Here, I’m going to try to take that informal argument and turn it into a statistical test, kind of. Any statisticians reading this, tell me if I’ve done something wrong.

I’m going to start with the matrix of results from Table 2 of the study, except that I’m going to leave out the column of Asian pitchers, because they won’t affect the results.

Here’s the table:

Pitcher ------ White Hspnc Black
--------------------------------
White Umpire-- 32.06 31.47 30.61
Hspnc Umpire-- 31.91 31.80 30.77
Black Umpire-- 31.93 30.87 30.76

(Apologies for the crappy-looking table, but I’ve had trouble with HTML tables in Blogger.)

The numbers are the percentages of non-swung-at pitches that are called strikes.

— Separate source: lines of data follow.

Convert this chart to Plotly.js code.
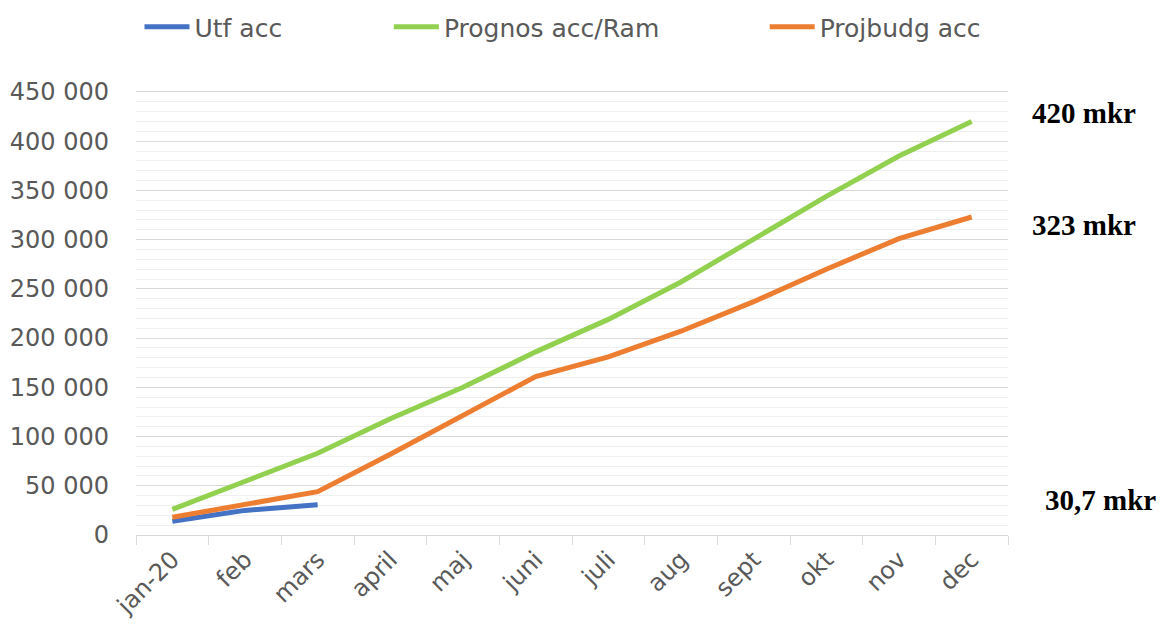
<!DOCTYPE html>
<html>
<head>
<meta charset="utf-8">
<script src="https://cdn.plot.ly/plotly-3.0.1.min.js"></script>
<style>html,body{margin:0;padding:0;background:#fff;}#chart{width:1163px;height:629px;}</style>
</head>
<body>
<div id="chart"></div>
<script>
const months = ["jan-20","feb","mars","april","maj","juni","juli","aug","sept","okt","nov","dec"];
const utfAcc = [14000, 25000, 30700];
const prognosAcc = [26000, 54000, 83000, 118000, 150000, 186000, 219000, 257000, 300000, 344000, 385000, 420000];
const projbudgAcc = [18000, 31000, 44000, 82000, 122000, 161000, 181000, 207000, 237000, 270000, 301000, 323000];
const seriesNames = ["Utf acc", "Prognos acc/Ram", "Projbudg acc"];
const sideLabels = ["420 mkr", "323 mkr", "30,7 mkr"];

const axisFont = {family: "DejaVu Sans, sans-serif", size: 24, color: "#595959"};

const traces = [
  {x: months.slice(0, utfAcc.length), y: utfAcc, name: seriesNames[0], type: "scatter", mode: "lines",
   line: {color: "#4472C4", width: 5}, legend: "legend"},
  {x: months, y: prognosAcc, name: seriesNames[1], type: "scatter", mode: "lines",
   line: {color: "#92D050", width: 5}, legend: "legend2"},
  {x: months, y: projbudgAcc, name: seriesNames[2], type: "scatter", mode: "lines",
   line: {color: "#ED7D31", width: 5}, legend: "legend3"}
];

const legBase = {orientation: "h", yref: "container", yanchor: "middle", y: 0.957, xanchor: "left",
  itemwidth: 45,
  font: {family: "DejaVu Sans, sans-serif", size: 25, color: "#595959"}, bgcolor: "rgba(0,0,0,0)", borderwidth: 0};

const annFont = {family: "Liberation Serif, serif", size: 29, color: "#000"};

const layout = {
  width: 1163, height: 629,
  margin: {l: 136, r: 155, t: 89, b: 94},
  paper_bgcolor: "#fff", plot_bgcolor: "#fff",
  showlegend: true,
  legend: Object.assign({}, legBase, {x: 0.004}),
  legend2: Object.assign({}, legBase, {x: 0.290}),
  legend3: Object.assign({}, legBase, {x: 0.721}),
  xaxis: {
    type: "category", categoryorder: "array", categoryarray: months,
    range: [-0.5, 11.5],
    tickangle: -45, tickfont: axisFont,
    tickson: "boundaries", ticks: "outside", ticklen: 9, tickcolor: "#d9d9d9", tickwidth: 1,
    showline: true, linecolor: "#d9d9d9", linewidth: 1,
    showgrid: false, zeroline: false, fixedrange: true, automargin: false
  },
  yaxis: {
    range: [0, 453000], dtick: 50000, tick0: 0,
    tickformat: ",d",
    tickfont: axisFont, ticks: "", ticklabelstandoff: 26,
    showgrid: true, gridcolor: "#d9d9d9", gridwidth: 1,
    minor: {dtick: 10000, showgrid: true, gridcolor: "#efefef", gridwidth: 1},
    zeroline: false, showline: false, fixedrange: true, automargin: false
  },
  separators: ", ",
  annotations: [
    {xref: "paper", yref: "paper", x: 1.025, y: 0.946, xanchor: "left", yanchor: "middle",
     text: "<b>" + sideLabels[0] + "</b>", showarrow: false, font: annFont},
    {xref: "paper", yref: "paper", x: 1.025, y: 0.695, xanchor: "left", yanchor: "middle",
     text: "<b>" + sideLabels[1] + "</b>", showarrow: false, font: annFont},
    {xref: "paper", yref: "paper", x: 1.040, y: 0.078, xanchor: "left", yanchor: "middle",
     text: "<b>" + sideLabels[2] + "</b>", showarrow: false, font: annFont}
  ]
};

Plotly.newPlot("chart", traces, layout, {displayModeBar: false, staticPlot: true});
</script>
</body>
</html>
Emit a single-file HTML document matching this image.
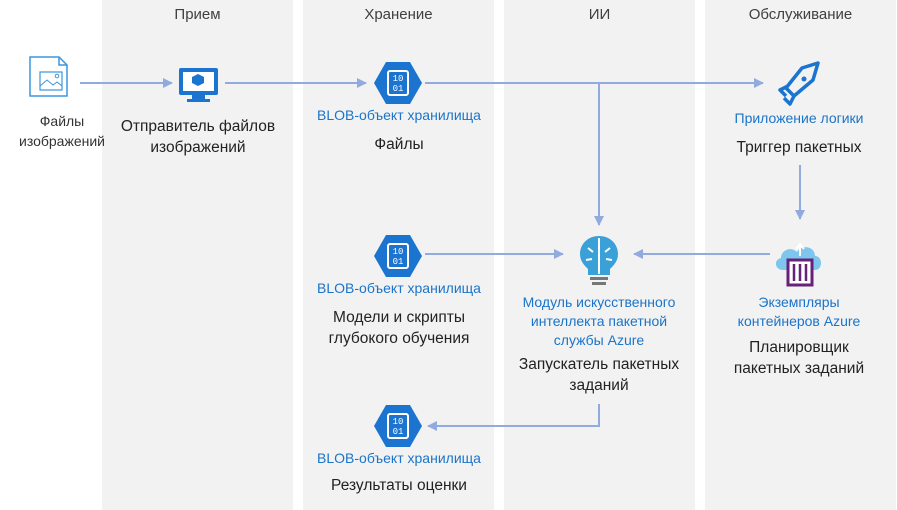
<!DOCTYPE html><html><head><meta charset="utf-8"><style>
body{margin:0;width:897px;height:510px;background:#fff;position:relative;overflow:hidden;font-family:"Segoe UI","Liberation Sans","Noto Sans CJK SC",sans-serif}
.col{position:absolute;top:0;height:510px;width:191px;background:#f2f2f2}
.h{position:absolute;top:6px;width:191px;text-align:center;font-size:15px;color:#404040}
.t{position:absolute;text-align:center;font-size:15.5px;color:#222;line-height:21px;transform:translateX(-50%);white-space:nowrap}
.b{position:absolute;text-align:center;font-size:14px;color:#1b74c9;line-height:19px;transform:translateX(-50%);white-space:nowrap}
svg{position:absolute;left:0;top:0}
</style></head><body>
<div class="col" style="left:102px"></div><div class="col" style="left:303px"></div><div class="col" style="left:504px"></div><div class="col" style="left:705px"></div>
<div class="h" style="left:102px">Прием</div><div class="h" style="left:303px">Хранение</div><div class="h" style="left:504px">ИИ</div><div class="h" style="left:705px">Обслуживание</div>
<svg width="897" height="510">
<defs><marker id="a" markerWidth="10" markerHeight="10" refX="9" refY="5" orient="auto" markerUnits="userSpaceOnUse"><path d="M0,0 L10,5 L0,10 Z" fill="#92abde"/></marker>
<g id="hex"><polygon points="-12,-21 12,-21 24,0 12,21 -12,21 -24,0" fill="#1a74d0"/><rect x="-10" y="-12" width="20" height="24" rx="2" fill="none" stroke="#fff" stroke-width="2"/><text x="0" y="-2" font-size="9" fill="#fff" text-anchor="middle" font-family="Liberation Mono">10</text><text x="0" y="8" font-size="9" fill="#fff" text-anchor="middle" font-family="Liberation Mono">01</text></g></defs>
<g stroke="#92abde" stroke-width="2" fill="none">
<path d="M80,83H172" marker-end="url(#a)"/><path d="M225,83H366" marker-end="url(#a)"/>
<path d="M425,83H763" marker-end="url(#a)"/><path d="M599,83V225" marker-end="url(#a)"/>
<path d="M800,165V219" marker-end="url(#a)"/><path d="M770,254H634" marker-end="url(#a)"/>
<path d="M425,254H563" marker-end="url(#a)"/><path d="M599,404V426H428" marker-end="url(#a)"/>
</g>
<path d="M30,57H59L67,65V96H30Z" fill="#fff" stroke="#3a96dd" stroke-width="1.5"/><path d="M59,57V65H67" fill="none" stroke="#3a96dd" stroke-width="1.5"/>
<rect x="40" y="72" width="22" height="18" fill="none" stroke="#3a96dd" stroke-width="1.2"/><path d="M40,86L47,80L53,85L57,82L62,86" fill="none" stroke="#3a96dd"/><circle cx="57" cy="76" r="1.8" fill="none" stroke="#3a96dd"/>
<rect x="179" y="68" width="39" height="27" rx="2" fill="#1a74d0"/><rect x="183" y="72" width="31" height="19" fill="#fff"/><path d="M192,95h13v4h5v3h-23v-3h5z" fill="#1a74d0"/><path d="M198,74l6,3v6l-6,3l-6-3v-6z" fill="#1a74d0"/>
<use href="#hex" x="398" y="83"/><use href="#hex" x="398" y="256"/><use href="#hex" x="398" y="426"/>
<g fill="none" stroke="#1a74d0" stroke-width="3.5" stroke-linejoin="round"><path d="M818,63L802,68L786,88L794,96L813,80Z"/><path d="M788,86L780,90L786,96M794,96L790,104L784,98"/></g><circle cx="804" cy="79" r="2.5" fill="#1a74d0"/>
<path d="M599,236c-11,0-19,8-19,18c0,7,4,11,8,15v6h22v-6c4-4,8-8,8-15c0-10-8-18-19-18z" fill="#3aa0d8"/><path d="M599,238v36M588,248l5,4M610,248l-5,4M586,260l6-1M612,260l-6-1" stroke="#fff" stroke-width="2"/>
<rect x="590" y="277" width="18" height="3" fill="#777"/><rect x="592" y="282" width="14" height="3" fill="#777"/>
<path d="M783,270c-8,0-10-10-2-12c0-8,10-12,16-6c4-8,18-6,18,4c8,0,8,14,0,14z" fill="#7ec6ee"/>
<path d="M800,244v12M796,249l4-5l4,5" stroke="#fff" stroke-width="2" fill="none"/>
<rect x="788" y="260" width="24" height="25" fill="#fff" stroke="#68217a" stroke-width="3"/><path d="M794,264v17M800,264v17M806,264v17" stroke="#68217a" stroke-width="2.5"/>
</svg>
<div class="t" style="left:62px;top:111px;font-size:14px;line-height:20px;color:#333">Файлы<br>изображений</div>
<div class="t" style="left:198px;top:116px">Отправитель файлов<br>изображений</div>
<div class="b" style="left:399px;top:106px">BLOB-объект хранилища</div><div class="t" style="left:399px;top:134px">Файлы</div>
<div class="b" style="left:399px;top:279px">BLOB-объект хранилища</div><div class="t" style="left:399px;top:307px">Модели и скрипты<br>глубокого обучения</div>
<div class="b" style="left:399px;top:449px">BLOB-объект хранилища</div><div class="t" style="left:399px;top:475px">Результаты оценки</div>
<div class="b" style="left:599px;top:293px">Модуль искусственного<br>интеллекта пакетной<br>службы Azure</div><div class="t" style="left:599px;top:354px">Запускатель пакетных<br>заданий</div>
<div class="b" style="left:799px;top:109px">Приложение логики</div><div class="t" style="left:799px;top:137px">Триггер пакетных</div>
<div class="b" style="left:799px;top:293px">Экземпляры<br>контейнеров Azure</div><div class="t" style="left:799px;top:337px">Планировщик<br>пакетных заданий</div>
</body></html>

What I’m going to try to do is find a table where the values are close to the ones above, but where they show no bias. Then, I’m going to check for statistical significance between the two tables.

The most obvious non-biased table might be to make all the rows the same. I set every cell to the overall average of its column, which got me this:

Pitcher ------ White Hspnc Black
--------------------------------
White Umpire-- 32.05 31.45 30.62
Hspnc Umpire-- 32.05 31.45 30.62
Black Umpire-- 32.05 31.45 30.62

If the data had come out like this, we would all agree that umpires aren’t biased at all.

Now, suppose umpires truly aren’t biased, and this is actually the way they call balls and strikes. That means the data came out the way they did only because of random chance. The question is: what is the probability that random chance could turn this beautiful unbiased table into the real table 2?

I’ll start by figuring out how many pitches would have to change to turn the second table into the first. Take the top-left cell, for instance. The difference between 32.06 and 32.05 is 0.01 of a percent. There were 741,729 called pitches in that cell. 0.01 percent of that is 74. So the difference is that in the first table, white umpires called 74 more strikes on white pitchers than expected.

Repeating that calculation for every cell gives this result:

Pitcher ------ Wht Hsp Blk
--------------------------
White Umpire-- +74 +47 -3
Hspnc Umpire-- -34 +26 +1
Black Umpire-- -56 -81 +2

Now, what kind of bias was the study looking for? It was looking to see if same-race umpires call more strikes on same-race pitchers than on different race pitchers.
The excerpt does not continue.